John Cryan n’est que depuis 100 jours à la tête de la première banque d’Allemagne. «Mais visiblement il n’a pas l’intention de s’y faire des amis», prévient le magazine Der Spiegel. Dès sa présentation aux 100000 salariés du groupe, le Britannique – ancien de la banque UBS qu’il avait contribué à redresser après la crise financière au prix de coupes sévères dans les dépenses – avait annoncé «des changements lourds de conséquences». Mercredi soir, il a dressé par écrit un bilan sans concessions de la situation dans laquelle se trouve la première banque allemande, qui a terminé le troisième trimestre sur 6,5 milliards d’euros (7,09 milliards de francs) de pertes avant impôts.

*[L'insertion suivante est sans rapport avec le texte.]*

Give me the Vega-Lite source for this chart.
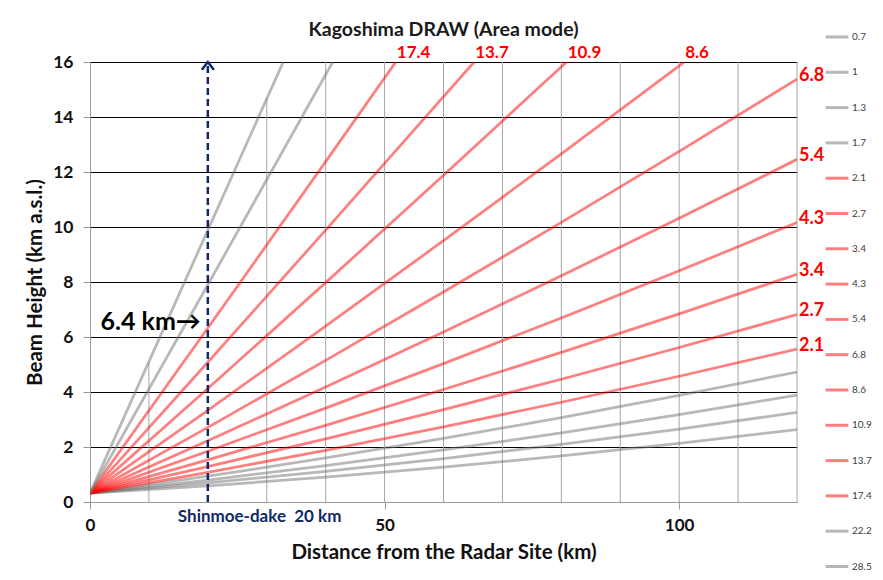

Le nouveau patron arrive à ces chiffres après la prise en compte de 1,2 milliard d’euros qu’il va provisionner pour faire face à d’éventuels litiges comme l’affaire des manipulations du marché des changes ou des transactions en Iran. Deutsche Bank est déjà impliqué dans de nombreux litiges, notamment aux Etats-Unis. Surtout, John Cryan a fait réestimer la valeur des avoirs de Deutsche Bank qui pour beaucoup se sont avérés ne pas correspondre à la valeur inscrite au bilan: la filiale Postbank est concernée par ces dépréciations d’actifs d’une valeur totale de 5,8 milliards d’euros, mais aussi l’institut américain Bankers Trust, base de l’activité banque d’affaires du groupe, et rachetée en 1999. Ces dépréciations d’actifs sont «clairement une surprise négative», estime Philipp Hässler, analyste chez Equinet. Avec ces dépréciations, John Cryan s’attaque directement au bilan de ses prédécesseurs Rolf Breuer, qui avait racheté Bankers Trust en 1999 mais aussi Josef Ackermann et Anshu Jain qui a dû quitter le groupe en juin dernier, après avoir échoué à redresser la barre aux côtés de son copilote Jürgen Fitschen. «Cela montre que beaucoup de ce qui a été acheté à prix d’or dans le passé n’a au final aucune valeur, estime Dieter Hein, analyste chez Fairesearch. C’est toute la stratégie 2015 + initiée en 2012 par Jain et Fitschen qui a échoué. A l’époque, on visait un taux de rendement de 12%, ce qui correspondait à un bénéfice de 8 à 9 milliards d’euros. Au final on a 4, 6 ou peut-être 8 milliards d’euros de pertes.»

Du coup, pour la première fois de son histoire depuis la seconde guerre mondiale, Deutsche Bank ne versera sans doute pas de dividende à ses actionnaires. Même au plus fort de la crise financière de 2008-2009, le groupe allemand n’avait pas renoncé à rémunérer ses actionnaires. Quant aux salariés, ils devront se contenter de bonus réduits. «Les décisions n’ont pas encore été prises», écrit John Cryan dans un mail interne destiné aux salariés. Mais «les actionnaires attendent à raison que les salariés paient une partie» de la facture. Les représentants du personnel s’attendent en outre à la suppression de milliers d’emplois. Mi-septembre, l’agence Bloomberg avait révélé qu’un projet de suppression de 23.000 emplois – un quart des effectifs – était envisagé.

John Cryan devrait présenter les détails de son plan de restructuration le 29 octobre. Celui-ci devrait passer par la vente – sans doute à perte – de la filiale Postbank (achetée à prix d’or, pour 6 milliards d’euros, par l’ancien patron Josef Ackermann entre 2008 et 2010), d’une grande partie de l’activité en Russie, visée par des soupçons de blanchiment, et de la participation de 20% à la banque chinoise Hua Xia, considérée désormais comme «non stratégique». En Inde, le maintien de 17 succursales de détails est en question selon la presse allemande.

C’est donc à une thérapie de choc que se préparent les salariés de Deutsche Bank, alors que l’institut semble toujours dépourvu d’une ligne claire, tiraillée entre banque d’investissement et banque de particuliers, entre son implantation en Allemagne et son ambition de rivaliser avec les grandes banques anglo-saxonnes. Lors de la présentation des résultats trimestriels fin octobre, John Cryan devrait présenter davantage de détails sur son plan stratégique à l’horizon 2020.